After the German invasion, another 450,000 Jews from all over Poland
were crammed into the ghetto. The vast
majority of these 830,000 Jews had been deported and murdered in 1942. Those remaining were the most able-bodied,
used for slave labor, but also most capable of resistance.
Though von Ribbentrop reported to his superiors in Berlin that
the ghetto was pacified without a fight, in fact the Germans were only able to
quash the resistance by systematically destroying the entire neighborhood,
house by house, block by block. As a
result, when the dust had settled, there was nothing left but dust. Not a
building was standing. Shortly after the
war ended, a small memorial was dedicated.
Buildings were gradually built along the edges of the ghetto, and then
moved inward. But at the heart,
surrounding the memorial, there was nothing. It was a park of sorts, and as a
result of the war and the uprising it was also a large unmarked cemetery.
Today, in the middle of this large open space, a beautiful but
simple building rises. It is the home of
the new Museum of the History of Polish Jews.
The permanent collection will not open officially until October 28, but
through the auspices of the Foundation for Polish-Jewish reconciliation, we
were privileged to have a private tour with the director and one of the
docents.
The building itself was designed by the Finnish architect Mahlamaki
who won the job after a competition which included the likes of Daniel Libeskind.
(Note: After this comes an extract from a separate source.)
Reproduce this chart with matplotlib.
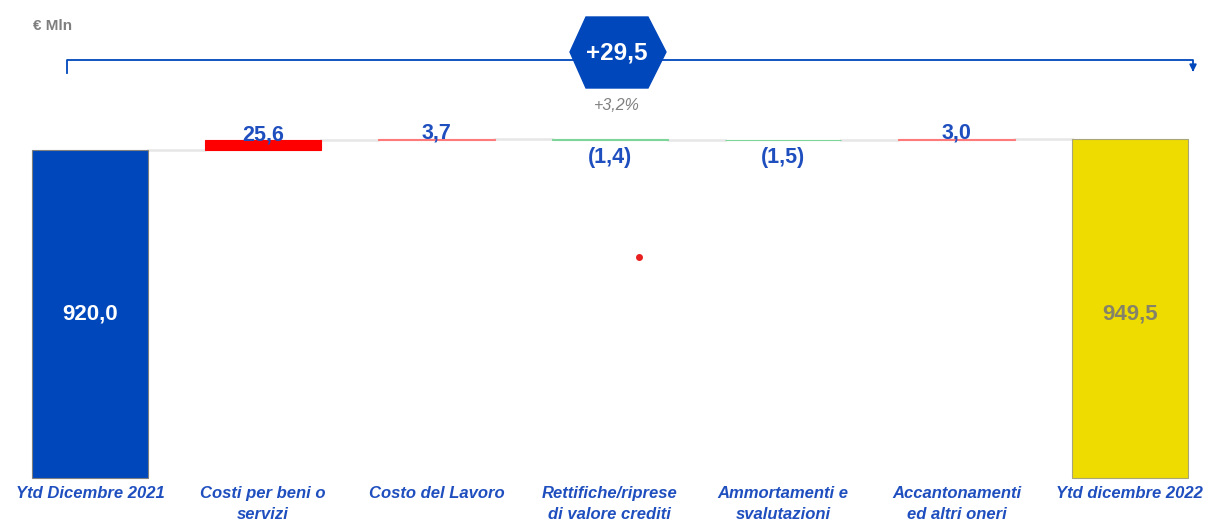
import matplotlib.pyplot as plt
from matplotlib.patches import Polygon
import numpy as np

plt.rcParams['font.family'] = ['Liberation Sans', 'DejaVu Sans']

# data
categorie = ['Ytd Dicembre 2021', 'Costi per beni o\nservizi', 'Costo del Lavoro',
             'Rettifiche/riprese\ndi valore crediti', 'Ammortamenti e\nsvalutazioni',
             'Accantonamenti\ned altri oneri', 'Ytd dicembre 2022']
inizio = 920.0
variazioni = [25.6, 3.7, -1.4, -1.5, 3.0]
fine = 949.5
etichette = ['920,0', '25,6', '3,7', '(1,4)', '(1,5)', '3,0', '949,5']
delta_tot = '+29,5'
delta_pct = '+3,2%'

BLU = '#0047BB'
TXT = '#1F4FBF'
W, H = 1214, 520

fig = plt.figure(figsize=(W / 100, H / 100), dpi=100)
ax = fig.add_axes([0, 0, 1, 1])
ax.set_xlim(-0.519, 6.486)
ax.set_ylim(-117.6, 1339)
ax.axis('off')

x = np.arange(len(categorie))
livelli = np.concatenate([[inizio], inizio + np.cumsum(variazioni)])
bw = 0.67

# barre iniziale e finale
ax.bar(x[0], inizio, bw, color=BLU, edgecolor='#7f7f7f', lw=0.8, zorder=3)
ax.bar(x[-1], fine, bw, color='#EEDC00', edgecolor='#A8A57A', lw=0.8, zorder=3)

# barre intermedie
for i, v in enumerate(variazioni):
    base = livelli[i]
    if v > 0:
        col = '#FF0000' if v > 10 else '#FF7B7B'
    else:
        col = '#7DD59A'
    ax.bar(x[i + 1], v, bw, bottom=base, color=col, edgecolor=col, lw=0.8, zorder=3)

# linee di collegamento
for i in range(len(x) - 1):
    ax.plot([x[i] + bw / 2, x[i + 1] - bw / 2], [livelli[min(i, len(livelli) - 1)]] * 2,
            color='#E6E6E6', lw=1.8, zorder=2)

# etichette valori
ax.text(x[0], inizio / 2, etichette[0], ha='center', va='center', color='white',
        fontsize=16, fontweight='bold')
ax.text(x[-1], inizio / 2, etichette[-1], ha='center', va='center', color='#85826A',
        fontsize=16, fontweight='bold')
for i, v in enumerate(variazioni):
    top = max(livelli[i], livelli[i + 1])
    bot = min(livelli[i], livelli[i + 1])
    if v > 0:
        ax.annotate(etichette[i + 1], (x[i + 1], top), xytext=(0, -3.5), textcoords='offset points',
                    ha='center', va='bottom', color=TXT, fontsize=15.5, fontweight='bold', zorder=5)
    else:
        ax.annotate(etichette[i + 1], (x[i + 1], bot), xytext=(0, -5), textcoords='offset points',
                    ha='center', va='top', color=TXT, fontsize=15.5, fontweight='bold')

# etichette categorie
for xi, c in zip(x, categorie):
    ax.annotate(c, (xi, 0), xytext=(0, -6), textcoords='offset points', ha='center', va='top',
                color=TXT, fontsize=12, fontweight='bold', style='italic', linespacing=1.45)

# parentesi con freccia
yb = 1171
ax.plot([-0.133, -0.133, 6.365, 6.365], [1134, yb, yb, 1150], color=BLU, lw=1.3, zorder=4)
ax.annotate('', xy=(6.365, 1130), xytext=(6.365, 1152),
            arrowprops=dict(arrowstyle='-|>', color=BLU, lw=1.3, mutation_scale=10), zorder=4)

# esagono
hx = np.array([570, 586, 648, 666, 648, 586]) / W
hy = 1 - np.array([52, 17, 17, 52, 88, 88]) / H
fig.patches.append(Polygon(np.column_stack([hx, hy]), closed=True, transform=fig.transFigure,
                           facecolor=BLU, edgecolor=BLU, zorder=5))
fig.text(617 / W, 1 - 53 / H, delta_tot, ha='center', va='center', color='white',
         fontsize=17.5, fontweight='bold', zorder=6)
fig.text(617 / W, 1 - 106 / H, delta_pct, ha='center', va='center', color='#808080',
         fontsize=11.5, style='italic')

fig.text(33 / W, 1 - 26 / H, '€ Mln', ha='left', va='center', color='#7f7f7f',
         fontsize=11, fontweight='bold')

# punto rosso
ax.plot(3.17, 619, 'o', color='#E82020', ms=4, zorder=4)

fig.savefig('out.png', dpi=100)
It was the simplicity that swayed the
judges. Mahlamaki i says that the modest
but elegant rectangle is like a gift box with a jewel - the collection - in its
center. He did not want his building to
draw attention away from the jewel. In a
way, he suggests, it is also like so many of the old European synagogues: modest on the outside to avoid attention,
beautiful and filled with life on the inside.
And this notion of life links to a second important idea: this is not a Holocaust museum. Rather, it tells the story of 1000 years of
Jewish life in Poland. To be sure, It
covers the Holocaust - how could it not - and in some ways it seems even more
tragic set in the context of so much history.
But it also continues after the Holocaust and speaks about the ongoing
presence of Jews, and the small but growing rebirth that is taking place at
this very moment. This museum truly will
be a jewel, one which will require several visits to take it all in.